Music discovery

Finding new music one would enjoy is commonly desirable, and it's a problem for which computers and Internet are well-suited. Major obstacles are copyright laws restricting sharing of music itself, as well as centralized music recommender systems not sharing their data, and not doing a great job themselves. For a long time I imagined that distributed systems and increased user collaboration would help to replace the latter, making the data available for anyone to analyze, but that doesn't happen so far. Here I will focus on analysis itself, even though there's not much of freely and legally available data to analyze.

Metadata analysis

Metadata—including musical properties (possibly tagged by listeners) and presence in users' playlists—is relatively easy to acquire and handle: human listeners themselves do the hard work, they are likely to analyze/classify/cluster the music better than neural networks or other statistical methods would, and copyright restrictions on the music itself don't apply to it. Elements of music, types of ornaments, voice type, and a bunch of other parameters can be parts of metadata, in addition to genres and other common tags.

The hard problem here is perhaps to make users to publish their playlists and tags freely, instead of giving them to centralized proprietary systems that won't give even the raw data back. While it's not a general solution, I've at least uploaded my playlist as a small step towards that.

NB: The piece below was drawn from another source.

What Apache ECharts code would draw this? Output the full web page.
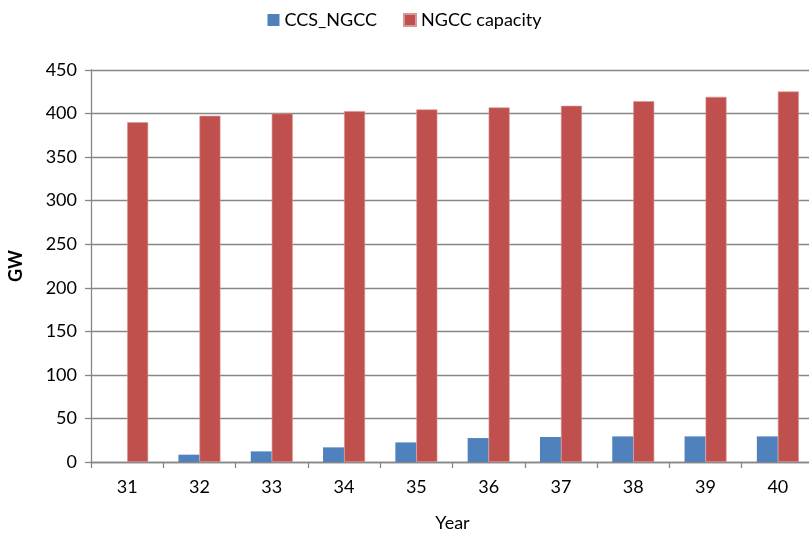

As for now, there's the Spotify Million Playlist Dataset Challenge, requiring registration and acceptance of a few long user agreements, and then free for research/non-commercial usage, apparently.

Audio analysis

As with other statistical analysis, there's usually preprocessing, where Mel-frequency cepstrum is often employed to basically simplify and split the sound into timbre and timbre-less features, and the actual statistical model, often neural networks for larger inputs, and one may also try to feed them raw input.

Music sources

There is mostly classical music in public domain, but some independent music under Creative Commons licenses is available as well. openverse.engineering used to work as a starting point for search (linking a few websites with indie music, which it uses as sources), but seems to be defunct, as of 2024. Then there is "Legal Music For Videos" on the CC website, though some of the linked websites, such as jamendo.com and soundcloud.com (to which SoundFarm redirects; blocked for hosting Radio Svoboda podcasts, while podcastaddict.com is blocked for linking some SoundCloud-hosted podcasts), are already blocked in Russia, and others are also defunct. The "Pixabay has royalty free music you can use for free" HN discussion thread mentions a few more, though there seem to be issues with the ones I checked (no clear license terms, registration is needed, just plain sales, and so on).

Manual discovery

While automation is potentially useful, the data isn't quite available, but one can still rely on the discovery methods that would be archaic if it wasn't for copyright: Internet "radios", for instance; Icecast directory lists a bunch of those. There's also the Audio Archive, which includes at least record samples, and includes various compilations intended for discovery. Commercial services (YouTube, Jamendo, Bandcamp, and others) can also be helpful, providing some sorts of a "radio", generated playlist, suggestions, or other music discovery mechanisms. gnod.com ("The Global Network Of Discovery) tries to help with discovery as well, and includes gnoosic.com for music.

Some record labels (e.g., Projekt Records, Napalm Records) specialize on certain genres, and their rosters may help to discover new bands.